Formation of the Earth's Low-Latitude Boundary Layer

by

Shen-Wu Chang
Center for Space Plasma and Aeronomic Research
University of Alabama in Huntsville
NSSTC/Space Science Branch/XD12
Huntsville, Alabama

Friday, 24 June 2005
Socialization : 10:15 a.m.
Presentation : 10:30 a.m.

A boundary layer around the Earth's equatorial magnetopause is often filled with solar wind and magnetospheric plasma. This layer which is termed low-latitude boundary layer (LLBL) has a thickness of ~1000 km to a few Earth radii. In-situ measurements from satellites show that LLBL is on closed magnetic field lines. There are several models of LLBL involving different physical processes at the magnetopause. For example, when the interplanetary magnetic field (IMF) is southward, magnetic reconnection near the subsolar region yields open magnetic field lines in the LLBL. LLBL field lines convect tailward and become cusp field lines. Solar wind plasmas directly enter these regions along field lines. For northward IMF, reconnection takes place at high-latitude poleward from the cusp.

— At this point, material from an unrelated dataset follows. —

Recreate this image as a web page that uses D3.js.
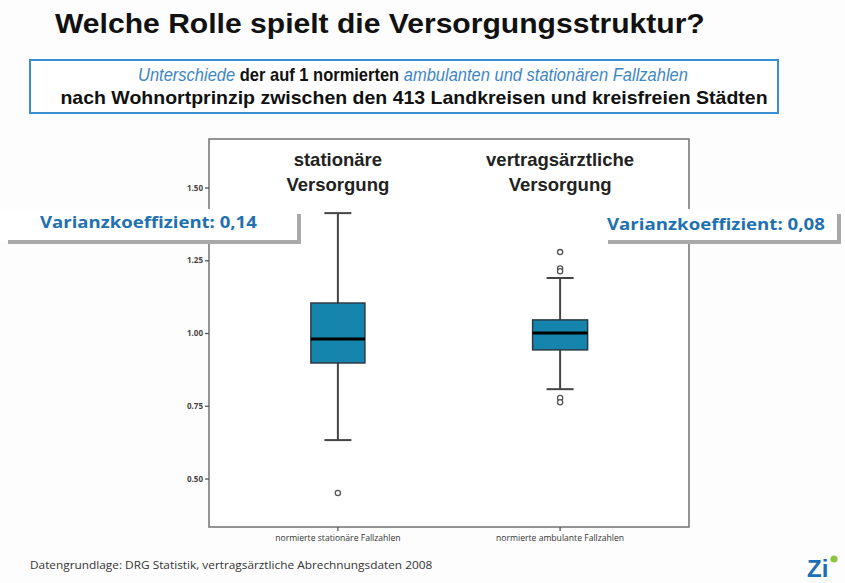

Field lines convect sunward sweeping through the cusp and then reconnect with geomagnetic field lines in the other hemisphere to form a closed LLBL. In this dual reconnection model, solar wind plasma that previously entered the cusp becomes trapped in the LLBL. An alternative view suggests that solar wind plasma enters the LLBL via diffusion due to wave-particle interaction at the magnetopause. Field lines in LLBL convect sunward instead of tailward in the dual reconnection model. Recent satellite auroral images and plasma measurements and radar data during northward IMF and large solar wind dynamic pressure conditions appear to be consistent with the diffusion model but not the dual-reconnection model.